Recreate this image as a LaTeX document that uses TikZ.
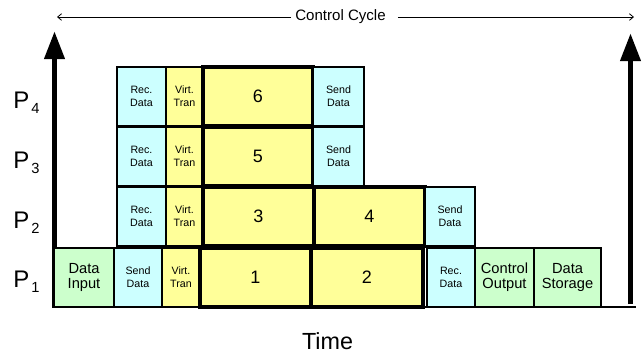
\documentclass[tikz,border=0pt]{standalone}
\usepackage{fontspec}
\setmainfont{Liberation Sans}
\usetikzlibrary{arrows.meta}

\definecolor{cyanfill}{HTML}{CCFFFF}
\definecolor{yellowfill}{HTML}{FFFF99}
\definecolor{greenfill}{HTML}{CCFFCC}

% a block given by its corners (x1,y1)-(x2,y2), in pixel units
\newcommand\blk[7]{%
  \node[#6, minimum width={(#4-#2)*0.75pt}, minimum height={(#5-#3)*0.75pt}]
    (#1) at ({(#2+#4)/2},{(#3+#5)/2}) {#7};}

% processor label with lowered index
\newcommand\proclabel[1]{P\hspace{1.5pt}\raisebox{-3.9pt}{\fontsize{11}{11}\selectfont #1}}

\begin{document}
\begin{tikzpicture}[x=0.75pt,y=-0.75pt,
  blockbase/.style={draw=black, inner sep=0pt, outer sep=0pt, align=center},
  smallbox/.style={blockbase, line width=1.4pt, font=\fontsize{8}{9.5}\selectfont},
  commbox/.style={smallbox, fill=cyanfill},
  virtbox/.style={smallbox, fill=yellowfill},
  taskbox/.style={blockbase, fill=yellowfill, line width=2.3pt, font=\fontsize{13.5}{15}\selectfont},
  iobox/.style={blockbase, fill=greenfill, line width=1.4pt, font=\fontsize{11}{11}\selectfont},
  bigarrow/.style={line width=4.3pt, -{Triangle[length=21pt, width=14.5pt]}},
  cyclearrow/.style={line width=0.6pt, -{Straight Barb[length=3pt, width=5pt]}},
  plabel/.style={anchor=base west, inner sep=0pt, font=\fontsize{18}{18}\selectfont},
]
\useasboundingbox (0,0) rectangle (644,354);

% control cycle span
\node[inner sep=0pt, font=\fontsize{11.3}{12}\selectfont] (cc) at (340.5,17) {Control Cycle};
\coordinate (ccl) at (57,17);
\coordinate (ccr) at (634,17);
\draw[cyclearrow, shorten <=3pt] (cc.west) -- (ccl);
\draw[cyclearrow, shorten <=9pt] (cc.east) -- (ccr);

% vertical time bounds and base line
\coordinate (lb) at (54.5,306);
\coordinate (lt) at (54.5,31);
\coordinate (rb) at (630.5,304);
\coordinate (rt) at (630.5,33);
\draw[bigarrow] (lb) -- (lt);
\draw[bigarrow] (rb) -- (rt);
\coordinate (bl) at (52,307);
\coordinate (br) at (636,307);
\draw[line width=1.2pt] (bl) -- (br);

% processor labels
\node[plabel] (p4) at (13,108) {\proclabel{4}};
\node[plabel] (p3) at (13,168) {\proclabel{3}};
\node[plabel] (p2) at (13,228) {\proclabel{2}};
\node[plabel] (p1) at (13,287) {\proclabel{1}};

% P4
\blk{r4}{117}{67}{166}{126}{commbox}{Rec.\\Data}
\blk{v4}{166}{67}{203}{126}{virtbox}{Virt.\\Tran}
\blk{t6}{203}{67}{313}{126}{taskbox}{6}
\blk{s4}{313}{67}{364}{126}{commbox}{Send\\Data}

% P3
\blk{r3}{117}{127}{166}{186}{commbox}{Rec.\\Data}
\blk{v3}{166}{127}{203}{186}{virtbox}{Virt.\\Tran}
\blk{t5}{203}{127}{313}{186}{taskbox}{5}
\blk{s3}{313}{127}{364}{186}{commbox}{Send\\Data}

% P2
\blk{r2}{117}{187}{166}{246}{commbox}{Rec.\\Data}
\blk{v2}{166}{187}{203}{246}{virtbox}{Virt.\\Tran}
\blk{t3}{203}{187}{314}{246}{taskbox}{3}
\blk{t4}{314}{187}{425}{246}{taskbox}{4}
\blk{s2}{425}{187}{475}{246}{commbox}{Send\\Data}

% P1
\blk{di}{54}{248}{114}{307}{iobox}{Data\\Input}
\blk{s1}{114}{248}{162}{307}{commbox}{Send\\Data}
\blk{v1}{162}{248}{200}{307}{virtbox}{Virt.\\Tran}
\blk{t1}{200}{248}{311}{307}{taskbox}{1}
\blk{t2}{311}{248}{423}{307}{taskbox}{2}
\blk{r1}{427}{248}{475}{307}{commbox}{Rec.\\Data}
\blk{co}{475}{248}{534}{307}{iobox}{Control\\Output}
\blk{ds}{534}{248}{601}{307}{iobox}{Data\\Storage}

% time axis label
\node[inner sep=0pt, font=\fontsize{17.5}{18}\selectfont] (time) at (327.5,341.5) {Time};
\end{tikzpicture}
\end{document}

**********

TASK PROMPT »
Make an exact copy of the data above, pictures excluded.

OUTPUT BELOW »
Recreate this image as a LaTeX document that uses TikZ.
\documentclass[tikz,border=0pt]{standalone}
\usepackage{fontspec}
\setmainfont{Liberation Sans}
\usetikzlibrary{arrows.meta}

\definecolor{cyanfill}{HTML}{CCFFFF}
\definecolor{yellowfill}{HTML}{FFFF99}
\definecolor{greenfill}{HTML}{CCFFCC}

% a block given by its corners (x1,y1)-(x2,y2), in pixel units
\newcommand\blk[7]{%
  \node[#6, minimum width={(#4-#2)*0.75pt}, minimum height={(#5-#3)*0.75pt}]
    (#1) at ({(#2+#4)/2},{(#3+#5)/2}) {#7};}

% processor label with lowered index
\newcommand\proclabel[1]{P\hspace{1.5pt}\raisebox{-3.9pt}{\fontsize{11}{11}\selectfont #1}}

\begin{document}
\begin{tikzpicture}[x=0.75pt,y=-0.75pt,
  blockbase/.style={draw=black, inner sep=0pt, outer sep=0pt, align=center},
  smallbox/.style={blockbase, line width=1.4pt, font=\fontsize{8}{9.5}\selectfont},
  commbox/.style={smallbox, fill=cyanfill},
  virtbox/.style={smallbox, fill=yellowfill},
  taskbox/.style={blockbase, fill=yellowfill, line width=2.3pt, font=\fontsize{13.5}{15}\selectfont},
  iobox/.style={blockbase, fill=greenfill, line width=1.4pt, font=\fontsize{11}{11}\selectfont},
  bigarrow/.style={line width=4.3pt, -{Triangle[length=21pt, width=14.5pt]}},
  cyclearrow/.style={line width=0.6pt, -{Straight Barb[length=3pt, width=5pt]}},
  plabel/.style={anchor=base west, inner sep=0pt, font=\fontsize{18}{18}\selectfont},
]
\useasboundingbox (0,0) rectangle (644,354);

% control cycle span
\node[inner sep=0pt, font=\fontsize{11.3}{12}\selectfont] (cc) at (340.5,17) {Control Cycle};
\coordinate (ccl) at (57,17);
\coordinate (ccr) at (634,17);
\draw[cyclearrow, shorten <=3pt] (cc.west) -- (ccl);
\draw[cyclearrow, shorten <=9pt] (cc.east) -- (ccr);

% vertical time bounds and base line
\coordinate (lb) at (54.5,306);
\coordinate (lt) at (54.5,31);
\coordinate (rb) at (630.5,304);
\coordinate (rt) at (630.5,33);
\draw[bigarrow] (lb) -- (lt);
\draw[bigarrow] (rb) -- (rt);
\coordinate (bl) at (52,307);
\coordinate (br) at (636,307);
\draw[line width=1.2pt] (bl) -- (br);

% processor labels
\node[plabel] (p4) at (13,108) {\proclabel{4}};
\node[plabel] (p3) at (13,168) {\proclabel{3}};
\node[plabel] (p2) at (13,228) {\proclabel{2}};
\node[plabel] (p1) at (13,287) {\proclabel{1}};

% P4
\blk{r4}{117}{67}{166}{126}{commbox}{Rec.\\Data}
\blk{v4}{166}{67}{203}{126}{virtbox}{Virt.\\Tran}
\blk{t6}{203}{67}{313}{126}{taskbox}{6}
\blk{s4}{313}{67}{364}{126}{commbox}{Send\\Data}

% P3
\blk{r3}{117}{127}{166}{186}{commbox}{Rec.\\Data}
\blk{v3}{166}{127}{203}{186}{virtbox}{Virt.\\Tran}
\blk{t5}{203}{127}{313}{186}{taskbox}{5}
\blk{s3}{313}{127}{364}{186}{commbox}{Send\\Data}

% P2
\blk{r2}{117}{187}{166}{246}{commbox}{Rec.\\Data}
\blk{v2}{166}{187}{203}{246}{virtbox}{Virt.\\Tran}
\blk{t3}{203}{187}{314}{246}{taskbox}{3}
\blk{t4}{314}{187}{425}{246}{taskbox}{4}
\blk{s2}{425}{187}{475}{246}{commbox}{Send\\Data}

% P1
\blk{di}{54}{248}{114}{307}{iobox}{Data\\Input}
\blk{s1}{114}{248}{162}{307}{commbox}{Send\\Data}
\blk{v1}{162}{248}{200}{307}{virtbox}{Virt.\\Tran}
\blk{t1}{200}{248}{311}{307}{taskbox}{1}
\blk{t2}{311}{248}{423}{307}{taskbox}{2}
\blk{r1}{427}{248}{475}{307}{commbox}{Rec.\\Data}
\blk{co}{475}{248}{534}{307}{iobox}{Control\\Output}
\blk{ds}{534}{248}{601}{307}{iobox}{Data\\Storage}

% time axis label
\node[inner sep=0pt, font=\fontsize{17.5}{18}\selectfont] (time) at (327.5,341.5) {Time};
\end{tikzpicture}
\end{document}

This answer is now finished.